La diferencia, en este aspecto, entre la Escuela Pública, la escuela concertada (esa especie de rareza deforme del sistema escolar español) y la privada, es que profesores como yo, o como otros muchos que conozco –malhablados o no–, sólo tenemos cabida en la Pública, pues en ella aún quedan espacios de libertad y disidencia –cada vez más reducidos, eso sí–, casi imposibles de encontrar en la concertada o la privada (salvo que sean centros que tengan como objetivo poner en práctica experiencias pedagógicas de base libertaria y creativa; que los hay, aunque muy pocos, desgraciadamente).

Reconocido esto, el error capital en que, como colectivo, hemos incurrido los profesores de la Escuela Pública a lo largo de estos últimos veinticinco o treinta años –compartido con otros colectivos de profesionales y de trabajadores cualificados–, ha sido la general asunción, por nuestra parte, de una falsa conciencia de clase que ha provocado un desclasamiento subjetivo pernicioso para nuestra capacidad de reacción política y social en cuanto trabajadores de la función pública.
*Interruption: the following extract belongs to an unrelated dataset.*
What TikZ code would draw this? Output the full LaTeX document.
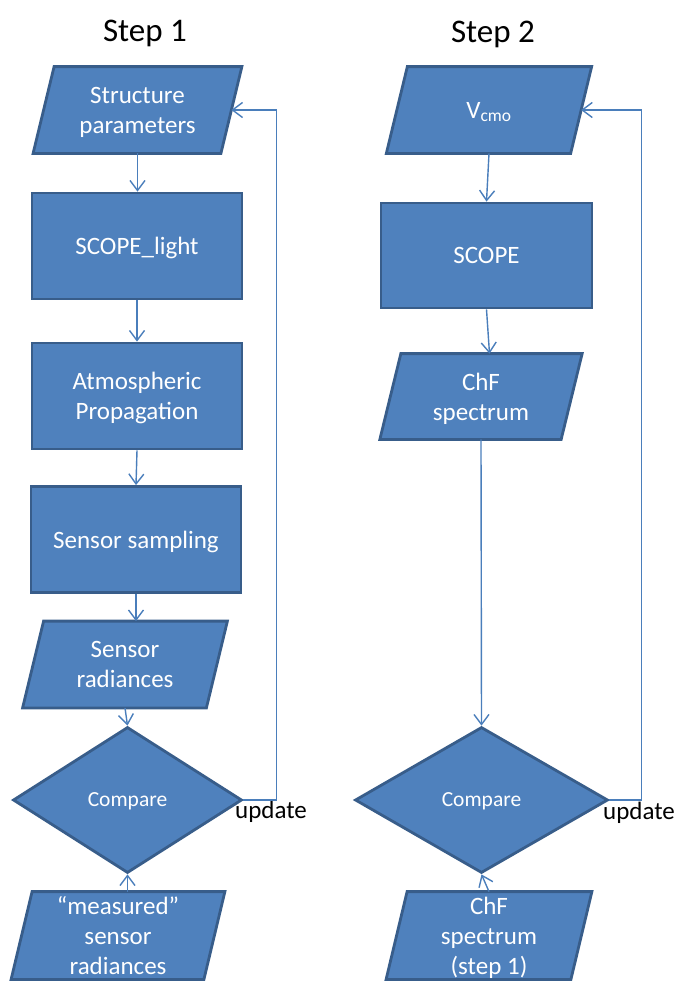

Esa falsa conciencia de clase, la ilusión –espejismo, en realidad– de pertenecer a esa “clase media”, más pretendida que real, de la que me burlaba más arriba, y la confusión y debilidad derivadas de ella, han hecho que no hayamos sabido defender (y hayamos perdido, por tanto) esos espacios de libertad y de disidencia señalados antes; renunciando, sin batalla, apenas, al bien más original y precioso de la Escuela Pública y de nuestra condición, como era la relativa autogestión de nuestros centros de trabajo; y esto no sólo por desatención y despreocupación, sino por dar, inconscientemente, por sentado que las cosas serían así siempre y en cualquier circunstancia; y también por una cierta incapacidad colectiva para comprender en su justa trascendencia y manejar esa misma autonomía de gestión.

Y, bien mirado, son esos últimos reductos de libertad y de disidencia, que quedaban aún, los que algunos de entre nosotros estamos defendiendo hoy; la posibilidad de una Escuela aún no plegada definitivamente a los valores productivos y empresariales que se nos han impuesto por doquier; una Escuela Pública en donde aún sea posible la existencia de pequeñas reservas de “vida salvaje”.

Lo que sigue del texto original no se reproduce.